Opinion
Nos. 2008-02707 (Docket No. F-1359-04).
April 14, 2009.
In a child support proceeding pursuant to Family Court Act article 4, the father appeals from an order of commitment of the Family Court, Queens County (Buggs, J.), dated March 7, 2008, which, upon an order of the same court (Hickey, S.M.), also dated March 7, 2008, finding that he willfully violated a prior order of support, in effect, confirmed the finding of willfulness and committed him to the New York City Department of Corrections for a term of imprisonment of 90 days for nonpayment of child support unless he paid the sum of $30,000 for child support.
Catherine S. Bridge, Staten Island, N.Y., for appellant.
Before: Mastro, J.P., Dillon, Leventhal and Chambers, JJ.

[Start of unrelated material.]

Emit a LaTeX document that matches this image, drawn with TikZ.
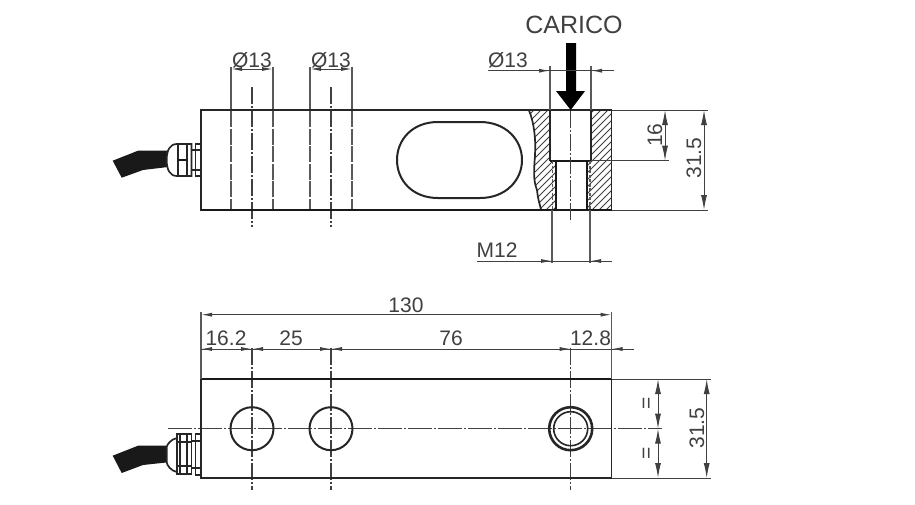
\documentclass[tikz,border=0pt]{standalone}
\usepackage{fontspec}
\setmainfont{Liberation Sans}
\usetikzlibrary{arrows.meta}
\definecolor{linegray}{gray}{0.35}
\definecolor{textgray}{gray}{0.25}
\tikzset{
  x=1pt,y=-1pt,
  outline/.style={line width=1.7pt,draw=black!85},
  heavy/.style={line width=2.3pt,draw=black!90},
  thin dim/.style={line width=1pt,draw=black!75},
  ext/.style={line width=1.1pt,draw=linegray},
  hiddenline/.style={line width=1.2pt,draw=linegray,dash pattern=on 16pt off 1.6pt},
  axis/.style={line width=1.1pt,draw=black!75,dash pattern=on 17pt off 2pt on 2pt off 2pt},
  hatchline/.style={line width=1pt,draw=black!75},
  tipboth/.style={thin dim,{Latex[length=11pt,width=4pt]}-{Latex[length=11pt,width=4pt]}},
  tipbig/.style={thin dim,{Latex[length=15pt,width=6pt]}-{Latex[length=15pt,width=6pt]}},
  tipend/.style={thin dim,-{Latex[length=11pt,width=4pt]}},
  lbl/.style={text=textgray,font=\fontsize{21}{22}\selectfont,inner sep=0pt},
}
\begin{document}
\begin{tikzpicture}
\useasboundingbox (0,0) rectangle (915,504);
\fill[white] (0,0) rectangle (915,504);

%==== TOP VIEW ====
\foreach \hx in {231,273,310,352}{
  \draw[ext] (\hx,67) -- (\hx,110);
  \draw[hiddenline] (\hx,111) -- (\hx,210);
}
\foreach \hx in {252,331}{
  \draw[axis] (\hx,87) -- (\hx,227);
}
\draw[tipboth] (231,69) -- (273,69);
\draw[tipboth] (310,69) -- (352,69);
\node[lbl] (d1) at (252,60) {Ø13};
\node[lbl] (d2) at (331,60) {Ø13};

% hatching
\begin{scope}
  \clip (529,110.5) .. controls (534,122) and (536,140) .. (535,155)
        .. controls (534,170) and (533,180) .. (537,190)
        .. controls (538,200) and (540,205) .. (541,209.5)
        -- (556,209.5) -- (556,160.7) -- (550,160.7) -- (550,110.5) -- cycle;
  \foreach \c in {420,427,...,580}{
    \draw[hatchline] (\c,210) -- (\c+100,110);
  }
\end{scope}
\begin{scope}
  \clip (591,110.5) -- (611.5,110.5) -- (611.5,209.5) -- (587,209.5) -- (587,160.7) -- (591,160.7) -- cycle;
  \foreach \c in {480,487,...,620}{
    \draw[hatchline] (\c,210) -- (\c+100,110);
  }
\end{scope}
\draw[outline] (529,110.5) .. controls (534,122) and (536,140) .. (535,155)
        .. controls (534,170) and (533,180) .. (537,190)
        .. controls (538,200) and (540,205) .. (541,209.5);

% body
\draw[outline] (201,110) rectangle (611.5,210);
\draw[heavy] (201,210) -- (611.5,210);
% slot
\draw[line width=2pt,draw=black!85] (438,122) -- (480,122)
  .. controls (506,122) and (522,140) .. (522,160)
  .. controls (522,180) and (506,198) .. (480,198)
  -- (438,198)
  .. controls (412,198) and (397,180) .. (397,160)
  .. controls (397,140) and (412,122) .. (438,122) -- cycle;

% counterbore and tapped hole
\draw[outline] (550,110) -- (550,160.7);
\draw[outline] (591,110) -- (591,160.7);
\draw[heavy] (550,160.7) -- (591,160.7);
\draw[heavy] (556,160.7) -- (556,210);
\draw[heavy] (587,160.7) -- (587,210);
\draw[ext,dash pattern=on 3pt off 1.5pt] (552.5,161) -- (552.5,210);
\draw[ext,dash pattern=on 3pt off 1.5pt] (590,161) -- (590,210);
\draw[axis] (570.7,111) -- (570.7,222);

% load arrow
\fill[black] (566,43) -- (576,43) -- (576,91) -- (585,91) -- (570.7,110) -- (556,91) -- (566,91) -- cycle;
\node[lbl,font=\fontsize{25}{26}\selectfont] (carico) at (574,24.5) {CARICO};

% section dims
\draw[ext] (550,66) -- (550,110);
\draw[ext] (591,66) -- (591,110);
\draw[thin dim] (488,70.7) -- (614,70.7);
\draw[tipend] (538,70.7) -- (550,70.7);
\draw[tipend] (603,70.7) -- (591,70.7);
\node[lbl] (d3) at (508,60.5) {Ø13};

\draw[ext] (552,210) -- (552,263);
\draw[ext] (590,210) -- (590,263);
\draw[thin dim] (477,261) -- (612,261);
\draw[tipend] (540,261) -- (552,261);
\draw[tipend] (602,261) -- (590,261);
\node[lbl] (m12) at (497,250) {M12};

\draw[thin dim] (611.5,110) -- (708,110);
\draw[thin dim] (611.5,210) -- (708,210);
\draw[thin dim] (591,160.7) -- (669,160.7);
\draw[tipbig] (665,110) -- (665,160.7);
\draw[tipbig] (704,110) -- (704,210);
\node[lbl,rotate=90] (d16) at (655,135) {16};
\node[lbl,rotate=90] (d315a) at (694,158) {31.5};

% top cable gland
\fill[black!90] (112.7,160.7) -- (138,150.7) -- (168,150.7) -- (168,167) -- (143,170) -- (121.7,177.7) -- cycle;
\draw[outline,fill=white] (177,144) .. controls (170,144) and (166.7,150) .. (166.7,160)
  .. controls (166.7,170) and (170,176) .. (177,176) -- (191.5,176) -- (191.5,144) -- cycle;
\draw[outline] (178,144) -- (178,176);
\draw[outline] (187,144) -- (187,176);
\draw[heavy] (178,160) -- (187,160);
\draw[outline,fill=white] (195.5,144) rectangle (201,176);
\draw[outline] (195.5,150) -- (201,150);
\draw[outline] (195.5,170) -- (201,170);
\draw[outline] (191.5,150) -- (195.5,150);
\draw[outline] (191.5,170) -- (195.5,170);

%==== BOTTOM VIEW ====
\draw[axis,dash pattern=on 24pt off 2pt on 2pt off 2pt] (168,428.7) -- (662,428.7);
\foreach \hx in {252,331,570.7}{
  \draw[axis] (\hx,348) -- (\hx,490);
}
\draw[outline] (201,379) rectangle (611.5,478);
\draw[heavy] (201,379) -- (611.5,379);
\node[circle,line width=2pt,draw=black!85,minimum size=43pt,inner sep=0pt] (h1) at (252,428.7) {};
\node[circle,line width=2pt,draw=black!85,minimum size=43pt,inner sep=0pt] (h2) at (331,428.7) {};
\node[circle,line width=2.6pt,draw=black!85,minimum size=43pt,inner sep=0pt] (h3) at (570.7,428.7) {};
\node[circle,line width=1.6pt,draw=black!85,minimum size=34pt,inner sep=0pt] (h3i) at (570.7,428.7) {};

% dims
\draw[ext] (201,312) -- (201,379);
\draw[ext] (611.5,312) -- (611.5,379);
\draw[tipboth] (201,314.7) -- (611.5,314.7);
\node[lbl] (d130) at (406,305) {130};

\draw[thin dim] (201,349) -- (634,349);
\draw[tipend] (213,349) -- (201,349);
\draw[tipend] (240,349) -- (252,349);
\draw[tipend] (264,349) -- (252,349);
\draw[tipend] (319,349) -- (331,349);
\draw[tipend] (343,349) -- (331,349);
\draw[tipend] (558.7,349) -- (570.7,349);
\draw[tipend] (623.5,349) -- (611.5,349);
\node[lbl] (a) at (226,338.5) {16.2};
\node[lbl] (b) at (291,338.5) {25};
\node[lbl] (c) at (451,338.5) {76};
\node[lbl] (e) at (590.5,338.5) {12.8};

\draw[thin dim] (611.5,379) -- (711,379);
\draw[thin dim] (611.5,478) -- (711,478);
\draw[tipbig] (658,379) -- (658,428.7);
\draw[tipbig] (658,428.7) -- (658,478);
\draw[tipbig] (706.7,379) -- (706.7,478);
\node[lbl,rotate=90] (eq1) at (648,403.5) {=};
\node[lbl,rotate=90] (eq2) at (648,453.5) {=};
\node[lbl,rotate=90] (d315b) at (697,428) {31.5};

% bottom cable gland
\fill[black!90] (112.7,455.7) -- (138,445.7) -- (168,445.7) -- (168,462.3) -- (143,465) -- (121.7,473) -- cycle;
\draw[outline,fill=white] (177,438) .. controls (171,439) and (166.7,445) .. (166.7,447)
  -- (166.7,462) .. controls (166.7,465) and (171,471) .. (177,472) -- cycle;
\draw[outline,fill=white] (177,434) rectangle (191.5,474);
\draw[outline] (180,434) -- (180,474);
\draw[outline] (187,434) -- (187,474);
\draw[outline] (177,442) -- (191.5,442);
\draw[outline] (177,466) -- (191.5,466);
\draw[outline,fill=white] (195.5,434) rectangle (201,475);
\draw[outline] (195.5,441) -- (201,441);
\draw[outline] (195.5,468) -- (201,468);
\draw[outline] (191.5,441) -- (195.5,441);
\draw[outline] (191.5,468) -- (195.5,468);
\end{tikzpicture}
\end{document}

Ordered that the appeal from so much of the order of commitment as committed the father to the New York City Department of Corrections for a term of imprisonment of 90 days is dismissed as academic, without costs or disbursements, as the period of imprisonment has expired ( see Matter of Heinz v Faljean, 57 AD3d 665); and it is further,
Ordered that the order of commitment is affirmed insofar as reviewed, without costs or disbursements.

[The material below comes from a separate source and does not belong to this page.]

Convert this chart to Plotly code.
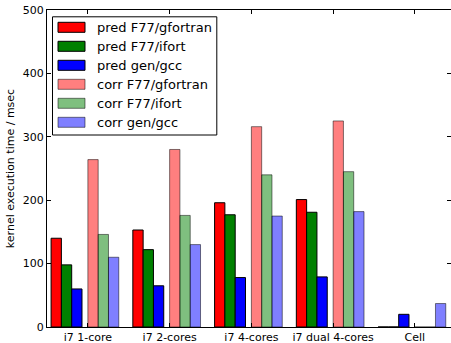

Contrary to the father's contention, the Family Court properly determined that he willfully violated the order of support. The mother demonstrated that the father failed to pay child support as ordered, and this constituted prima facie evidence of the father's willful violation of the order of support. The father failed to rebut this prima facie evidence of willfulness by offering competent, credible evidence of his inability to pay ( see Matter of Fraser v Green, 57 AD3d 896; Matter of Heinz v Faljean, 57 AD3d 665; Matter of Powers v Horner, 12 AD3d 609).
The father's contention that the court erred in dismissing his petition for a downward modification of his child support obligation is not properly before this Court ( see Matter of McDowell v Domenech, 31 AD3d 554).